The Obama campaign denied that the Democrat is avoiding any mention of cutting or eliminating wasteful spending.
“Restoring fiscal discipline in Washington is one of Barack Obama’s top priorities, which is why he’s laid out a responsible approach that nonpartisan experts say will cut spending,” Obama campaign spokesman Reid Cherlin told The Washington Times in an e-mail Friday.
“He’ll do that by responsibly ending the war in Iraq, where we’re currently spending $10 billion per month, and ending spending practices that aren’t working effectively for the American people, like unnecessary subsidies for health maintenance organizations,” Mr. Cherlin said.

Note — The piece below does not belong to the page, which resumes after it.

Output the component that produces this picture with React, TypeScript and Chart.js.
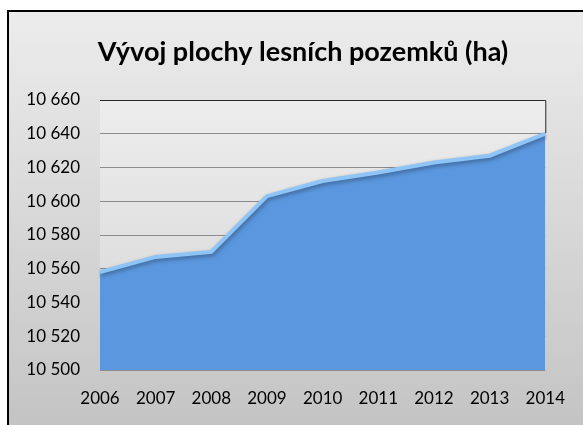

Among the programs targeted for cuts or elimination, Obama campaign officials said, were Reading First, a $1-billion-a-year reading program; replacing subsidies to student loan providers with the government’s Direct Loan program, saving $4 billion a year; and cutting and redirecting the Economic Development Administration, a 1960s Great Society anti-poverty program that has been exploited by wasteful earmarks benefiting wealthy communities.
For fiscal 2008, the deficit jumped to a record $455 billion, reversing a three-year slide from the previous high in 2004 of $412 billion all the way to $162 billion last year. The one-year jump was fueled by both a drop in revenue and a substantial increase in spending.
The Bush administration’s Program Assessment Rating Tool (PART) “found savings of $47.5 billion in ineffective programs that could be eliminated,” said Andrew Moylan, NTU’s government affairs manager. “There are many other examples where large savings can be achieved.”
Mr. Moylan said the issue of wasteful spending, which grew into a major initiative under the Reagan administration, “has been given short shrift from both presidential campaigns. They have been much more specific about ways they would increase spending than the way they would decrease spending.”
“So far, we haven’t heard from them,” he added.
The list of disposable spending programs that both organizations have compiled is long and costly, but legislation to eliminate them has relatively few supporters in Congress. When Rep. Steve Chabot, Ohio Republican, offered an amendment to the agriculture appropriation bill on May 23, 2007, to eliminate the Market Access Program, the House rejected it by a vote of 342-79.